Uganda confident it can pay back Chinese loans

By Nelson Rukuuta Kasigaire Source:Global Times Published: 2017/8/17 20:58:40

Illustration: Peter C. Espina/GT



 

Recently, there have been reports from different sources concerned about the huge loans from China to finance infrastructure development in several African countries including Uganda, and about these countries' capacity to repay their debts.

However, Uganda and other African countries aspire to develop their economies and create opportunities for their citizens. Some of the bottlenecks to address include inadequate infrastructure, lack of affordable financing and human resource constraints.

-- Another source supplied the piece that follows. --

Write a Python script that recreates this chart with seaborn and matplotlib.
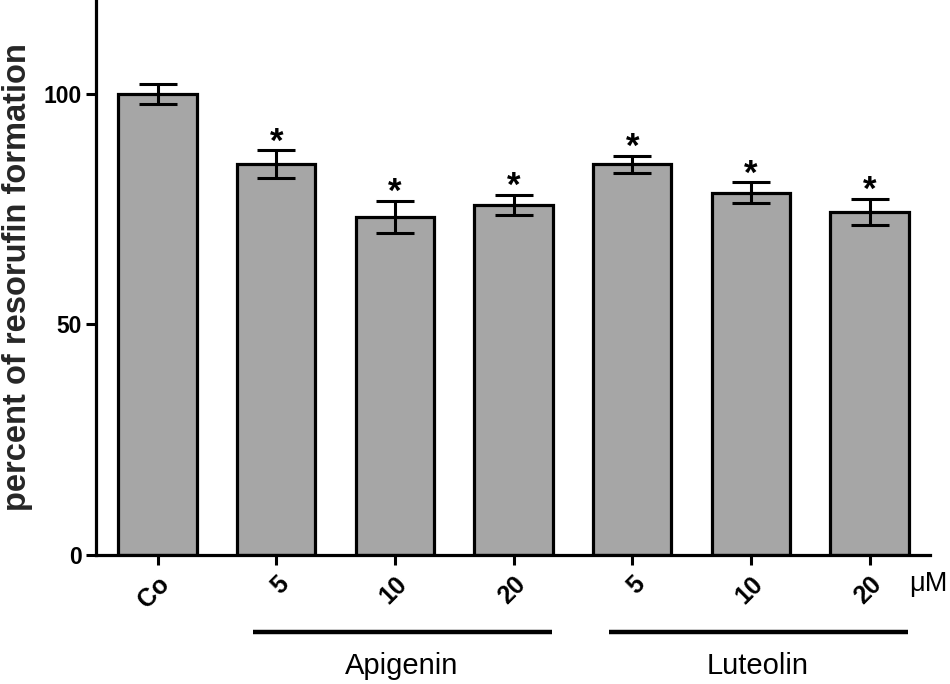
import matplotlib
matplotlib.use("Agg")
import matplotlib.pyplot as plt
import matplotlib.transforms as mtransforms
import seaborn as sns
import pandas as pd

categories = ["Co", "Apigenin 5", "Apigenin 10", "Apigenin 20",
              "Luteolin 5", "Luteolin 10", "Luteolin 20"]
tick_labels = ["Co", "5", "10", "20", "5", "10", "20"]
values = [100.0, 84.7, 73.3, 75.9, 84.7, 78.5, 74.4]
errors = [2.2, 3.0, 3.5, 2.2, 1.8, 2.3, 2.8]
significant = [False, True, True, True, True, True, True]
groups = ["Apigenin", "Luteolin"]
group_members = [["Apigenin 5", "Apigenin 10", "Apigenin 20"],
                 ["Luteolin 5", "Luteolin 10", "Luteolin 20"]]
y_ticks = [0, 50, 100]
unit_label = "μM"
y_label = "percent of resorufin formation"

sns.set_theme(style="ticks")
plt.rcParams['font.family'] = ['Liberation Sans', 'DejaVu Sans']

df = pd.DataFrame({"cat": categories, "val": values, "err": errors})

fig = plt.figure(figsize=(9.5, 6.84), dpi=100)
ax = fig.add_axes([0.101, 0.1886, 0.878, 0.8114])

sns.barplot(data=df, x="cat", y="val", order=categories, color="#a6a6a6",
            saturation=1, width=0.66, edgecolor="black", linewidth=2.3,
            errorbar=None, ax=ax)

xs = list(range(len(categories)))
ax.errorbar(xs, values, yerr=errors, fmt="none", ecolor="black",
            elinewidth=2.2, capsize=13.5, capthick=2.2, zorder=5)

for x, v, e, s in zip(xs, values, errors, significant):
    if s:
        ax.text(x, v + e - 0.3, "*", ha="center", va="baseline",
                fontsize=25, fontweight="bold", color="black")

ax.set_ylim(0, 120.3)
ax.set_xlim(-0.52, 6.51)
ax.set_yticks(y_ticks)
ax.set_yticklabels([str(t) for t in y_ticks], fontsize=16.5, fontweight="bold")
ax.set_xticks(xs)
ax.set_xticklabels(tick_labels, fontsize=18, fontweight="bold", rotation=45,
                   ha="right", rotation_mode="anchor")
ax.set_xlabel("")
ax.set_ylabel(y_label, fontsize=23.5, fontweight="bold", labelpad=8)

for side in ["top", "right"]:
    ax.spines[side].set_visible(False)
for side in ["left", "bottom"]:
    ax.spines[side].set_linewidth(2.3)
    ax.spines[side].set_color("black")
ax.tick_params(axis="both", direction="out", length=7, width=2.2,
               color="black", labelcolor="black")
ax.tick_params(axis="x", pad=5)
ax.tick_params(axis="y", pad=3)

trans = mtransforms.blended_transform_factory(ax.transData, ax.transAxes)
for g, members in zip(groups, group_members):
    idx = [categories.index(m) for m in members]
    x0 = min(idx) - 0.2
    x1 = max(idx) + 0.32
    ax.plot([x0, x1], [-0.139, -0.139], color="black", lw=3.2,
            transform=trans, clip_on=False, solid_capstyle="butt")
    ax.text((x0 + x1) / 2, -0.2, g, transform=trans, ha="center",
            va="center", fontsize=21, color="black")

ax.text(0.975, -0.028, unit_label, transform=ax.transAxes, ha="left",
        va="top", fontsize=19.5, color="black", clip_on=False)

fig.savefig("out.png", dpi=100)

The government of Uganda has prioritized developing infrastructure such as energy, dams, roads and railways to transform the economy. Indeed, with financing from the Export-Import Bank of China (EXIM Bank), several development projects have started, including the Entebbe-Kampala expressway, and work has begun on the Karuma and Isimba hydro power projects and expansion of the Entebbe airport. The progress has been encouraging. As a result of this and other measures adopted to achieve the goal of reaching middle income status by 2022, the economy is expected to rebound to annual growth rates of 7 percent in the medium term.

In this pursuit, China has been a reliable partner in a mutually beneficial relationship. China is currently the leading source of foreign direct investment in Uganda, and several enterprises from China are involved in implementing a number of projects, sharing their experience and technologies in various fields. For example, the Belt and Road (B&R) initiative offers opportunities. At the regional level, there have been concerted efforts by East African leaders to deepen integration, eliminate non-tariff barriers and engage in joint development of inter-linked infrastructure projects that will reduce the cost of doing business and improve trade. The B&R initiative, which espouses a similar vision of connectivity, is a very welcome initiative and it is not surprising that it has been widely embraced.

Including the borrowing needed to finance several infrastructural projects, Uganda's external and domestic public debt amounted to $8.7 billion as of December 31, 2016, equivalent to 33.8 percent of the country's GDP. But public debt is believed to be sustainable over the medium to long term, according to Uganda's debt sustainability analysis report for 2015-2016.

The Ugandan government recognizes that delays in project implementation lead to cost overruns if contractors are unable to deliver the project on schedule. It would also delay economic benefits reaching citizens and may ultimately affect the country's ability to repay its debts. There are efforts geared toward improving project implementation across the entire project cycle, including the production of high quality feasibility studies. Projects are scrutinized and evaluated by national agencies and financing institutions to determine their feasibility, including cost analysis, expected benefits and risks. The financing institutions also undertake vigorous feasibility studies. For instance, the construction of the Malaba-Kampala Standard Gauge Railway (SGR) Project by EXIM Bank will follow detailed feasibility studies prior to financing the construction. The construction of the high-speed railway is very necessary and the benefits such as lower transport costs and transit time for freight will contribute to reducing the cost of doing business, increasing regional connectivity and enhancing regional integration.

In addition, the government development plan is promoting Public-Private Partnerships (PPPs) as an important tool for infrastructure development. The PPP policy ensures value for money through optimal allocation of risks to private parties and maximization of the benefits to be obtained from the expertise and financing by private parties. There are some successful cases in Uganda such as Umeme in the energy sector. Chinese enterprises are encouraged to also consider this model in investing in the economy.

The development of infrastructure will ease the development constraints facing Uganda. Financing for the projects comes both from internally generated revenues and external sources. However, with high quality feasibility studies, more financing on concessional terms, proper project implementation and promotion of PPPs, the debt stress will be mitigated. Therefore the sustainability of long-term debt will be the focus of government work in the coming years.